Six chaises par Georges Jacob retournent à Bagatelle
Pour le pavillon de Bagatelle, érigé par l’architecte Bélanger dans le temps record d’un mois en 1777, suite au pari pris entre le plus jeune frère de Louis XVI, le comte d’Artois, et Marie-Antoinette, Georges Jacob a fourni huit fauteuils, un paravent à quatre feuilles et seize chaises dont font partie ces six chaises provenant de la collection Greffulhe. Le dossier de ces sièges (dont le fauteuil est conservé à Waddesdon Manor, tout comme le paravent) est d’une forme nouvelle, en éventail et légèrement cintré, conçu spécialement par Jacob pour suivre le contour des murs du salon circulaire de Bagatelle. Sculptés d’une double frise de feuilles d’eau et de laurier par Jean Baptiste Simon Rode, ces sièges furent dorés par Daniel Aubert et garnis par le tapissier Nau d’un velours d’Italie vert anglais. Une autre suite de six chaises est conservée dans une collection privée mais l’on pourra admirer celle-ci qui a été acquise par la Fondation Mansart pour le compte du Pavillon de Bagatelle.
![Georges Jacob (1739-1814, reçu maître en 1765), suite de six chaises, Paris, 1778. Noyer doré, soie jaune, 90 x 50 cm. Estampillée G.IACOB, marque au feu de Bagatelle, B couronné et marque au feu du comte d’Artois, AT / GM (reprise à la dorure et équerres de renfort). Vente Paris, Sotheby’s, collection Guerrand-Hermès, 13 décembre 2023. Estimé : 200 000/300 000 €. Adjugé : 381 000 € (frais inclus). © Sotheby’s Art Digital Studio](https://www.actu-culture.com/wp-content/uploads/2024/01/SIX-CHAISES-PAR-G.-JACOB-RETOURNENT-A-BAGATELLE.jpg)
Commode à palmes croisées et feuilles de lierre par Cressent
Comme l’indique Alexandre Pradère, cette commode fait partie d’une série de huit modèles similaires par leurs décors de bronze doré composés de palmes croisées et feuilles de lierre, ici sur une marqueterie de croisillons et pointes de diamant en satiné, et reprenant une structure chère à Cressent avec des montants antérieurs saillants, enrichie de portes latérales. Un modèle semblable est conservé au musée de Kansas City et ses bronzes sont poinçonnés au C couronné (appliqué entre 1745 et 1749), tout comme la commode de l’ancienne collection Wildenstein et celle de l’ancienne collection Montesquiou. De ce modèle encore, l’on citera la commode du château de Prégny achetée par le baron Maurice, qui a appartenu ensuite au baron Edmond de Rothschild. La virtuosité du dessin, tant pour les bronzes que pour la forme et la marqueterie, a permis à ce meuble insigne de l’ancienne collection La Rochefoucauld d’Estissac d’atteindre un prix à la hauteur de sa qualité.

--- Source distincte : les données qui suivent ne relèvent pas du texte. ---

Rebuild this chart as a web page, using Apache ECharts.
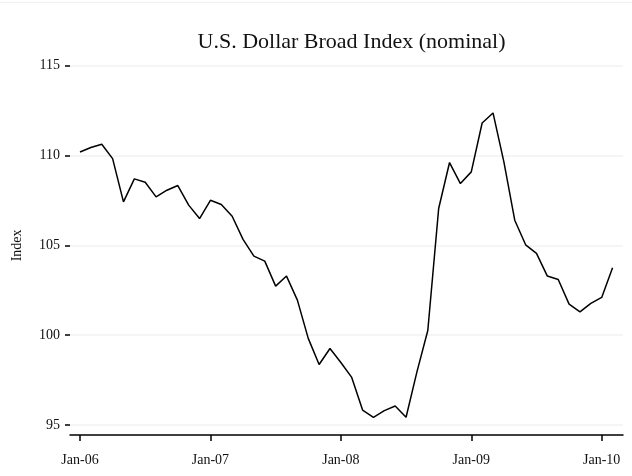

![Charles Cressent (1685-1768, reçu maître en 1708), commode, Paris, vers 1740-1750. Sapin, chêne, noyer, satiné, amarante, citronnier, marbre brèche d’Alep, 92 x 162 x 66 cm. Vente Paris, Sotheby’s, collection Guerrand-Hermès, 13 décembre 2023. Estimé : 120 000/150 000 € Adjugé : 863 600 € (frais inclus). © Sotheby’s Art Digital Studio](https://www.actu-culture.com/wp-content/uploads/2024/01/COMMODE-A-PALMES-CROISEES-ET-FEUILLES-DE-LIERRE-PAR-CRESSENT.jpg)
Une chaise à 2 589 000 € pour Marie-Antoinette
L’ensemble, vendu en 1793, comprenait une banquette avec coussins, une bergère, deux fauteuils, une chaise, un autre fauteuil, un tabouret de pied et un écran. Mais la disparition en 1792 des archives du garde-meuble privé de la reine ne permet pas d’établir avec certitude si le nombre de pièces de cette vente révolutionnaire fut identique à celui qui composait cet ensemble ornant le boudoir ou cabinet de la Méridienne de Marie-Antoinette à Versailles. Le tout fut adjugé au marchand Hébert à Paris, qui le vendit aux Schröder en Prusse, avant qu’un siècle plus tard, il ne soit cédé au musée des Arts décoratifs de Berlin, et n’entre dans les collections Greffulhe. La qualité éblouissante de la sculpture de cette chaise et sa provenance royale ont logiquement établi un record mondial pour une pièce du XVIIIe siècle, qui ne rejoindra pas les deux fauteuils appartenant à la livraison initiale, conservés à Versailles.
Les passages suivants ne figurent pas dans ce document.